Lee Downham, mining director at consultants Ernst & Young, says: "This is an intriguing situation. China has an insatiable appetite for all metals but the miners can't meet the demand because they have under-invested for a couple of decades. That's why the Chinese cannot afford to see the market contract from three to two."

RTZ, the Brazilian miner Vale and BHP are China's biggest ore suppliers. Chinalco is a serious contender, having applied to the Australian authorities to increase its stake in RTZ – which, like BHP, is dual listed in London and Sydney – to 19.9 per cent, while Alcoa has asked for the right to up its stake from 5 per cent to 25 per cent in its joint bidding vehicle with Chinalco. BHP, which has been rebuffed by RTZ, must now submit all its merger proposals for scrutiny to the competition authorities around the world, and this will take at least six months to a year to clear.

Meanwhile, China has been busy gobbling up mining assets around the world but usually it goes for strategic partnerships. Only last week the China Development Bank signed up with Anglo-American, another of the world's biggest miners, to develop mines in China and South Africa. China is one of Africa's most important investors, specifically in mining resources and infrastructure projects across the continent, and now is digging deep in Australia, which has massive iron ore reserves.

Another analyst says: "To date the Chinese companies have chosen to be friendly, long-term investors and to watch and learn. They are still at an early stage and some might ask whether they have the leadership skills to run a big company like RTZ."

But a BHP observer says: "You can see parallels here with Russia and its creation of Gazprom. Look at the way Gazprom acquired assets, building the group into the biggest gas producer in Europe. But it took Europe a long time to work out what was going on in Russia and then, hey presto, suddenly it was there on our doorstep. Is China doing the same in mining?"
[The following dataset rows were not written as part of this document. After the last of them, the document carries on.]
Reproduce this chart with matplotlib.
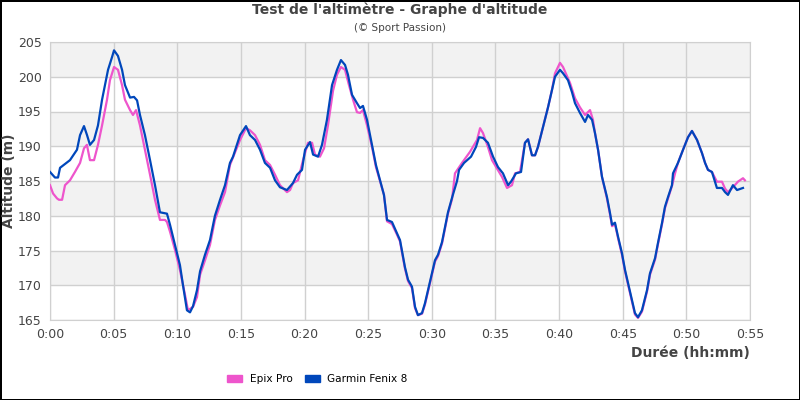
import matplotlib
matplotlib.use("Agg")
import matplotlib.pyplot as plt
from matplotlib.patches import Patch

# (durée en minutes, altitude en m)
garmin_pts = [
    (0.0, 186.3), (0.39, 185.5), (0.63, 185.5), (0.79, 186.9), (1.57, 188.0), (2.12, 189.5),
    (2.36, 191.6), (2.67, 192.9), (2.91, 191.6), (3.14, 190.2), (3.46, 190.9), (3.77, 193.0),
    (4.09, 196.7), (4.56, 201.0), (4.87, 202.8), (5.03, 203.8), (5.34, 203.0), (5.66, 201.0),
    (5.89, 198.8), (6.29, 197.0), (6.6, 197.1), (6.84, 196.6), (7.07, 194.5), (7.46, 191.6),
    (7.86, 188.0), (8.25, 184.4), (8.64, 180.5), (9.19, 180.3), (9.43, 178.7), (9.82, 175.8),
    (10.21, 172.9), (10.45, 170.0), (10.76, 166.4), (11.0, 166.1), (11.24, 167.0), (11.55, 169.3),
    (11.79, 172.0), (12.18, 174.4), (12.57, 176.5), (12.96, 180.0), (13.36, 182.3), (13.75, 184.4),
    (14.14, 187.6), (14.38, 188.5), (14.93, 191.6), (15.4, 192.9), (15.71, 191.6), (16.11, 190.9),
    (16.5, 189.5), (16.89, 187.6), (17.29, 186.9), (17.68, 185.1), (18.07, 184.1), (18.62, 183.7),
    (19.09, 184.7), (19.41, 185.9), (19.8, 186.6), (20.04, 189.5), (20.43, 190.6), (20.67, 188.8),
    (21.06, 188.5), (21.37, 190.2), (21.76, 193.8), (22.16, 198.8), (22.55, 201.0), (22.86, 202.4),
    (23.18, 201.7), (23.41, 200.3), (23.73, 197.4), (24.12, 196.2), (24.36, 195.5), (24.59, 195.8),
    (24.91, 193.8), (25.3, 190.2), (25.61, 187.3), (25.93, 185.1), (26.24, 183.0), (26.48, 179.4),
    (26.87, 179.1), (27.26, 177.5), (27.5, 176.5), (27.89, 172.6), (28.13, 170.8), (28.44, 169.8),
    (28.68, 166.9), (28.91, 165.7), (29.23, 166.0), (29.46, 167.4), (29.7, 169.3), (30.01, 171.7),
    (30.25, 173.6), (30.49, 174.4), (30.8, 176.2), (31.04, 178.4), (31.27, 180.5), (31.59, 182.6),
    (31.98, 185.0), (32.14, 186.6), (32.53, 187.6), (33.08, 188.5), (33.47, 189.9), (33.71, 191.3),
    (34.02, 191.2), (34.41, 190.5), (34.81, 188.5), (35.2, 187.0), (35.59, 186.1), (35.99, 184.4),
    (36.22, 184.9), (36.61, 186.1), (37.01, 186.3), (37.32, 190.5), (37.56, 191.0), (37.87, 188.7),
    (38.11, 188.7), (38.34, 189.9), (38.74, 192.8), (39.13, 195.6), (39.44, 198.1), (39.68, 200.0),
    (40.07, 201.0), (40.31, 200.5), (40.7, 199.5), (41.01, 197.8), (41.25, 196.2), (41.64, 194.8),
    (42.04, 193.5), (42.27, 194.5), (42.59, 193.8), (42.82, 191.9), (43.06, 189.5), (43.37, 185.6),
    (43.76, 182.7), (44.0, 180.4), (44.16, 178.7), (44.39, 179.0), (44.63, 177.0), (44.94, 174.6),
    (45.18, 172.2), (45.42, 170.3), (45.73, 167.9), (45.96, 166.0), (46.2, 165.4), (46.51, 166.4),
    (46.91, 169.3), (47.14, 171.7), (47.54, 173.9), (47.77, 176.1), (48.09, 179.0), (48.32, 181.3),
    (48.56, 182.7), (48.87, 184.4), (48.95, 186.1), (49.34, 187.6), (49.74, 189.5), (50.13, 191.3),
    (50.44, 192.2), (50.84, 190.9), (51.23, 189.0), (51.47, 187.6), (51.7, 186.6), (52.01, 186.3),
    (52.4, 184.0), (52.8, 184.0), (53.04, 183.4), (53.27, 183.0), (53.66, 184.4), (53.98, 183.7),
    (54.45, 184.0),
]

epix_pts = [
    (0.0, 184.4), (0.24, 183.2), (0.55, 182.5), (0.7, 182.3), (0.95, 182.3), (1.18, 184.4),
    (1.57, 185.1), (1.96, 186.3), (2.36, 187.6), (2.67, 189.7), (2.9, 190.2), (3.14, 188.0),
    (3.46, 188.0), (3.77, 190.2), (4.09, 193.0), (4.48, 196.7), (4.71, 199.5), (5.03, 201.4),
    (5.34, 201.0), (5.66, 198.8), (5.89, 196.7), (6.29, 195.2), (6.52, 194.5), (6.76, 195.2),
    (7.07, 193.0), (7.46, 189.5), (7.86, 185.9), (8.25, 182.3), (8.64, 179.4), (9.04, 179.4),
    (9.19, 179.1), (9.43, 177.7), (9.82, 175.1), (10.21, 172.2), (10.61, 168.6), (10.84, 166.4),
    (11.0, 166.6), (11.24, 166.9), (11.55, 168.3), (11.79, 171.5), (12.18, 173.6), (12.57, 175.8),
    (12.96, 179.4), (13.36, 181.5), (13.75, 183.4), (14.14, 187.3), (14.93, 190.9), (15.4, 192.6),
    (15.71, 192.3), (16.11, 191.6), (16.5, 190.2), (16.89, 188.0), (17.29, 187.3), (17.68, 185.9),
    (18.07, 184.4), (18.62, 183.4), (18.86, 183.7), (19.09, 184.7), (19.49, 185.1), (19.88, 188.0),
    (20.27, 190.5), (20.59, 190.5), (20.82, 188.8), (21.21, 188.5), (21.53, 189.7), (21.84, 193.0),
    (22.24, 198.0), (22.55, 200.3), (22.86, 201.4), (23.18, 201.0), (23.49, 198.8), (23.81, 196.7),
    (24.12, 194.9), (24.36, 194.8), (24.59, 195.2), (24.91, 193.0), (25.3, 189.9), (25.61, 187.0),
    (25.93, 185.0), (26.24, 183.0), (26.48, 179.2), (26.87, 178.8), (27.26, 177.3), (27.5, 176.3),
    (27.89, 172.4), (28.13, 170.6), (28.44, 169.6), (28.68, 166.7), (28.91, 165.7), (29.23, 165.9),
    (29.46, 167.2), (29.7, 169.1), (30.01, 171.5), (30.25, 173.4), (30.49, 174.2), (30.8, 176.0),
    (31.04, 178.2), (31.27, 180.3), (31.59, 182.4), (31.82, 186.1), (32.37, 187.6), (33.0, 189.2),
    (33.55, 190.9), (33.79, 192.6), (34.02, 191.9), (34.41, 189.9), (34.73, 188.0), (35.12, 186.8),
    (35.51, 185.6), (35.91, 184.0), (36.3, 184.4), (36.54, 186.1), (36.93, 186.3), (37.32, 190.5),
    (37.56, 191.0), (37.87, 188.7), (38.11, 188.7), (38.34, 189.9), (38.74, 192.8), (39.13, 195.6),
    (39.44, 198.1), (39.68, 200.5), (40.07, 202.0), (40.31, 201.4), (40.86, 199.1), (41.25, 196.9),
    (41.64, 195.6), (42.04, 194.5), (42.43, 195.2), (42.66, 193.8), (42.82, 191.9), (43.06, 189.5),
    (43.37, 185.6), (43.76, 182.5), (44.0, 180.2), (44.16, 178.5), (44.39, 178.8), (44.63, 176.8),
    (44.94, 174.4), (45.18, 172.0), (45.42, 170.1), (45.73, 167.7), (45.96, 165.8), (46.2, 165.3),
    (46.51, 166.2), (46.91, 169.1), (47.14, 171.5), (47.54, 173.7), (47.77, 175.9), (48.09, 178.8),
    (48.32, 181.1), (48.56, 182.5), (48.87, 184.3), (49.11, 186.1), (49.34, 187.6), (49.74, 189.5),
    (50.13, 191.3), (50.44, 192.2), (50.84, 190.9), (51.23, 189.0), (51.47, 187.6), (51.7, 186.6),
    (52.01, 186.3), (52.4, 184.9), (52.8, 184.9), (53.04, 183.9), (53.27, 183.4), (53.66, 184.1),
    (54.05, 184.9), (54.45, 185.4), (54.6, 185.1),
]

garmin_t, garmin_alt = zip(*garmin_pts)
epix_t, epix_alt = zip(*epix_pts)

x_ticks = list(range(0, 60, 5))
x_labels = ["0:%02d" % m for m in x_ticks]
y_ticks = list(range(165, 210, 5))

grey = "#444444"
pink = "#ee55cc"
blue = "#0047bb"

fig = plt.figure(figsize=(8, 4), dpi=100)
fig.patch.set_edgecolor("black")
fig.patch.set_linewidth(2)
ax = fig.add_axes([0.0625, 0.2, 0.875, 0.695])

# bandes grises alternées
for lo in (170, 180, 190, 200):
    ax.axhspan(lo, lo + 5, color="#f2f2f2", zorder=0, lw=0)

ax.plot(epix_t, epix_alt, color=pink, lw=1.6, zorder=3)
ax.plot(garmin_t, garmin_alt, color=blue, lw=1.6, zorder=4)

ax.set_xlim(0, 55)
ax.set_ylim(165, 205)
ax.set_xticks(x_ticks)
ax.set_xticklabels(x_labels)
ax.set_yticks(y_ticks)
ax.grid(True, color="#d0d0d0", lw=1, zorder=1)
ax.set_axisbelow(True)
ax.tick_params(length=0, labelsize=9, labelcolor=grey, pad=6)
for s in ax.spines.values():
    s.set_color("#d0d0d0")

fig.text(9 / 800, 0.5475, "Altitude (m)", rotation=90, ha="center", va="center",
         fontsize=10, fontweight="bold", color=grey)
fig.text(0.9375, 0.118, "Durée (hh:mm)", ha="right", va="center",
         fontsize=10, fontweight="bold", color=grey)

fig.text(0.5, 0.975, "Test de l'altimètre - Graphe d'altitude", ha="center", va="center",
         fontsize=10, fontweight="bold", color=grey)
fig.text(0.5, 0.93, "(© Sport Passion)", ha="center", va="center", fontsize=7.5, color=grey)

handles = [Patch(facecolor=pink, edgecolor=pink), Patch(facecolor=blue, edgecolor=blue)]
fig.legend(handles, ["Epix Pro", "Garmin Fenix 8"], loc="center", bbox_to_anchor=(0.397, 0.0525),
           ncol=2, frameon=False, fontsize=7.6, handlelength=1.4, handleheight=0.6,
           handletextpad=0.7, columnspacing=1.2)

fig.savefig("out.png", dpi=100)
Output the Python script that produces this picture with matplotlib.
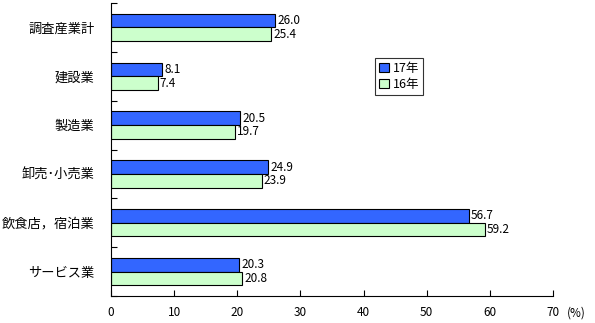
import matplotlib
matplotlib.use("Agg")
import matplotlib.pyplot as plt
import numpy as np

plt.rcParams["font.family"] = ["Noto Sans CJK JP", "DejaVu Sans"]

categories = ["調査産業計", "建設業", "製造業", "卸売･小売業", "飲食店，宿泊業", "サービス業"]
values_17 = [26.0, 8.1, 20.5, 24.9, 56.7, 20.3]
values_16 = [25.4, 7.4, 19.7, 23.9, 59.2, 20.8]
series_labels = ["17年", "16年"]
x_ticks = [0, 10, 20, 30, 40, 50, 60, 70]

fig = plt.figure(figsize=(5.95, 3.23), dpi=100)
ax = fig.add_axes([111 / 595, 27 / 323, 442 / 595, 293 / 323])

y = np.arange(len(categories))
h = 0.28
b1 = ax.barh(y - h / 2, values_17, height=h, color="#3366FF", edgecolor="black",
             linewidth=0.8, label=series_labels[0])
b2 = ax.barh(y + h / 2, values_16, height=h, color="#CCFFCC", edgecolor="black",
             linewidth=0.8, label=series_labels[1])

for bars, vals in ((b1, values_17), (b2, values_16)):
    for bar, v in zip(bars, vals):
        ax.text(v + 0.3, bar.get_y() + bar.get_height() / 2, f"{v:.1f}",
                va="center", ha="left", fontsize=8.5)

ax.set_xlim(0, 70)
ax.set_ylim(len(categories) - 0.5, -0.5)
ax.set_xticks(x_ticks)
ax.set_xticklabels([str(t) for t in x_ticks], fontsize=8.5)
ax.set_yticks(np.arange(-0.5, len(categories), 1.0))
ax.set_yticklabels([])
ax.set_yticks(y, minor=True)
ax.set_yticklabels(categories, minor=True, fontsize=9.5)
ax.tick_params(axis="y", which="minor", length=0, pad=12)
ax.tick_params(axis="y", which="major", direction="in", length=4, width=0.8)
ax.tick_params(axis="x", direction="in", length=4, width=0.8, pad=7)

for s in ("top", "right"):
    ax.spines[s].set_visible(False)
for s in ("left", "bottom"):
    ax.spines[s].set_linewidth(0.8)

fig.text(576 / 595, 1 - 313 / 323, "(%)", fontsize=8.5, ha="center", va="center")

leg = ax.legend(loc="upper left", bbox_to_anchor=((375 - 111) / 442, (296 - 58) / 293),
                fontsize=9, frameon=True, fancybox=False, edgecolor="black",
                handlelength=0.8, handleheight=0.8, handletextpad=0.3,
                borderpad=0.3, labelspacing=0.25, borderaxespad=0)
leg.get_frame().set_linewidth(0.8)

fig.savefig("out.png", dpi=100)
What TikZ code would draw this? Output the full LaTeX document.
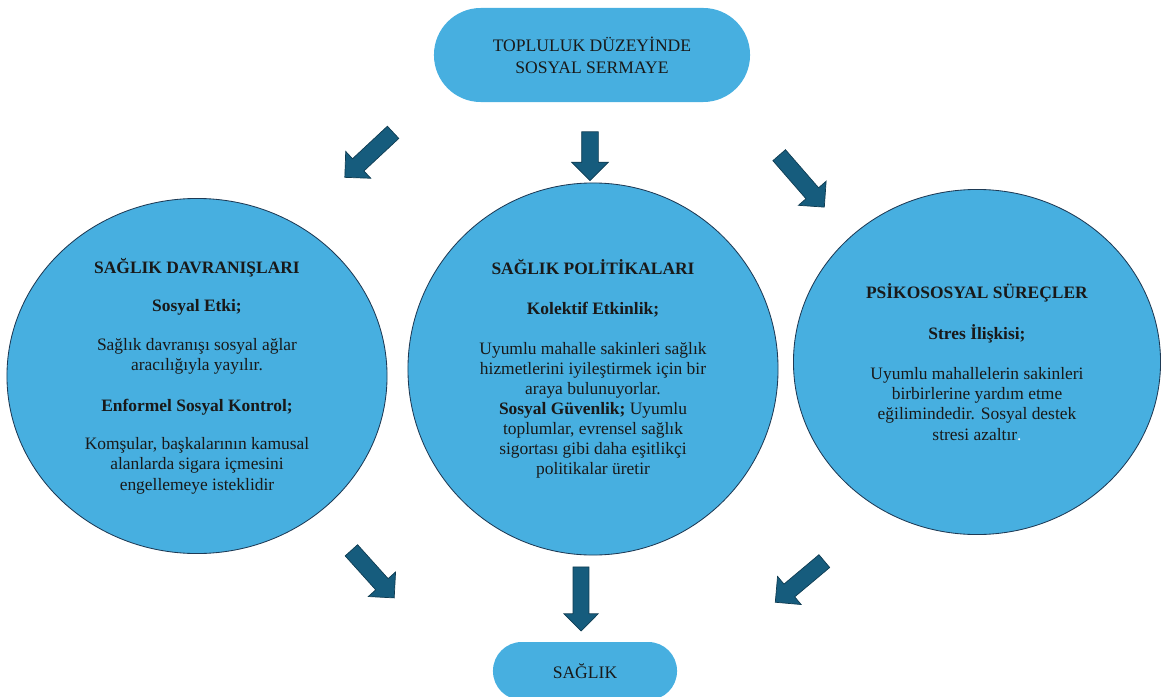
\documentclass[tikz,border=0pt]{standalone}
\usepackage{fontspec}
\setmainfont{Liberation Serif}
\usetikzlibrary{shapes.geometric,shapes.arrows}
\definecolor{bubblefill}{HTML}{47AFE0}
\definecolor{bubbleline}{HTML}{1E3A55}
\definecolor{arrowfill}{HTML}{165C7D}
\definecolor{arrowline}{HTML}{0F3C52}

\begin{document}
\begin{tikzpicture}[x=0.025cm,y=-0.025cm,
pill/.style={rectangle,fill=bubblefill,align=center,text=black!90,font=\fontsize{12.5}{15.5}\selectfont},
bubble/.style={ellipse,draw=bubbleline,line width=0.6pt,fill=bubblefill,inner sep=0pt,align=center,text=black!90,font=\fontsize{12.4}{14.3}\selectfont},
fatarrow/.style={single arrow,fill=arrowfill,draw=arrowline,line width=0.5pt,inner xsep=0pt,inner ysep=0.2cm,single arrow head extend=0.25cm,single arrow tip angle=90}]
\useasboundingbox (0,0) rectangle (1162,696);

\node (topluluk) [pill,minimum width=7.9cm,minimum height=2.35cm,rounded corners=1.17cm] at (592,55) {TOPLULUK DÜZEYİNDE\\SOSYAL SERMAYE};

\node (davranis) [bubble,minimum width=9.5cm,minimum height=8.875cm] at (197,376) {
    \textbf{SAĞLIK DAVRANIŞLARI}\\[13pt]
    \textbf{Sosyal Etki;}\\[13pt]
    Sağlık davranışı sosyal ağlar\\
    aracılığıyla yayılır.\\[15pt]
    \textbf{Enformel Sosyal Kontrol;}\\[13pt]
    Komşular, başkalarının kamusal\\
    alanlarda sigara içmesini\\
    engellemeye isteklidir};

\node (politika) [bubble,minimum width=9.25cm,minimum height=9.3cm] at (593,369) {
    \textbf{SAĞLIK POLİTİKALARI}\\[14pt]
    \textbf{Kolektif Etkinlik;}\\[14pt]
    Uyumlu mahalle sakinleri sağlık\\
    hizmetlerini iyileştirmek için bir\\
    araya bulunuyorlar.\\
    \textbf{Sosyal Güvenlik;} Uyumlu\\
    toplumlar, evrensel sağlık\\
    sigortası gibi daha eşitlikçi\\
    politikalar üretir};

\node (psikososyal) [bubble,minimum width=9.175cm,minimum height=8.625cm] at (977,362) {
    \textbf{PSİKOSOSYAL SÜREÇLER}\\[15pt]
    \textbf{Stres İlişkisi;}\\[14pt]
    Uyumlu mahallelerin sakinleri\\
    birbirlerine yardım etme\\
    eğilimindedir. Sosyal destek\\
    stresi azaltır\textcolor{white}{.}};

\node (saglik) [pill,minimum width=4.6cm,minimum height=1.45cm,rounded corners=0.72cm] at (585,671) {SAĞLIK};

\node (okSolUst) [fatarrow,minimum height=1.65cm,rotate=223] at (372,152) {};
\node (okOrtaUst) [fatarrow,minimum height=1.22cm,rotate=270] at (590,152) {};
\node (okSagUst) [fatarrow,minimum height=1.72cm,rotate=-49] at (799,178) {};
\node (okSolAlt) [fatarrow,minimum height=1.6cm,rotate=-48] at (370,571) {};
\node (okOrtaAlt) [fatarrow,minimum height=1.6cm,inner ysep=0.19cm,single arrow head extend=0.23cm,rotate=270] at (581,595) {};
\node (okSagAlt) [fatarrow,minimum height=1.6cm,rotate=220] at (803,579) {};
\end{tikzpicture}
\end{document}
No one really knows, and the Chinese have not given much away. The newly created $200bn China Investment Corporation was set up last year to boost returns from China's massive foreign-currency reserves, at present mainly invested in low-risk US Treasury bonds. CIC has not revealed its investment philosophy, but so far the Chinese have gone for mining and banking: over the past year they have taken big stakes in Barclays Bank, Morgan Stanley, Credit Suisse and private equity group Blackstone.

Whether China will be investing more in RTZ is what BHP's Mr Kloppers wants to know. What's for sure is that the Chinese are investing long-term – the Year of the Rat only comes around once in a 60-year cycle.